The college relies on Theroux v. State of California, supra, 152 Cal. App. 3d 1, one of the few cases to strike down a legislative classification for lack of a rational basis. In Theroux, the plaintiffs challenged their exclusion from a lump sum payment to state employees employed on or after May 31, 1979. Plaintiffs had left state service prior to that date. Plaintiffs claimed there was no rational basis for the eligibility cutoff date. Finding the payment to be a retroactive salary adjustment for employees who worked during the 1978-1979 fiscal year, the court concluded there was no basis "to withhold full compensation for services already rendered from one group of employees while granting it to others ... similarly situated." (Id., at p. 7.)

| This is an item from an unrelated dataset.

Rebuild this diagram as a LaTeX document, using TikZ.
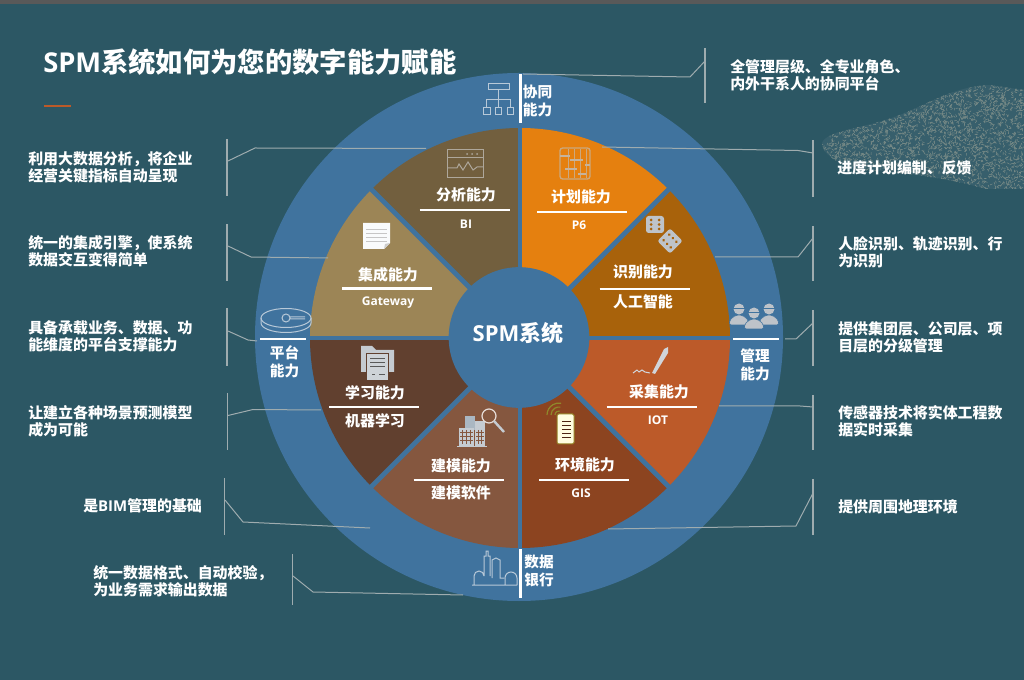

The only similarity between Theroux and the case before us is they both involve statutes with eligibility cutoff dates. But while the court in Theroux found no rational basis for the cut off, we have identified two rationales for the cutoff in the case at bench. Thus we conclude this legislative classification does not violate the equal protection clause.

Disposition

The judgment is affirmed.

Lillie, P. J., and Thompson, J., concurred.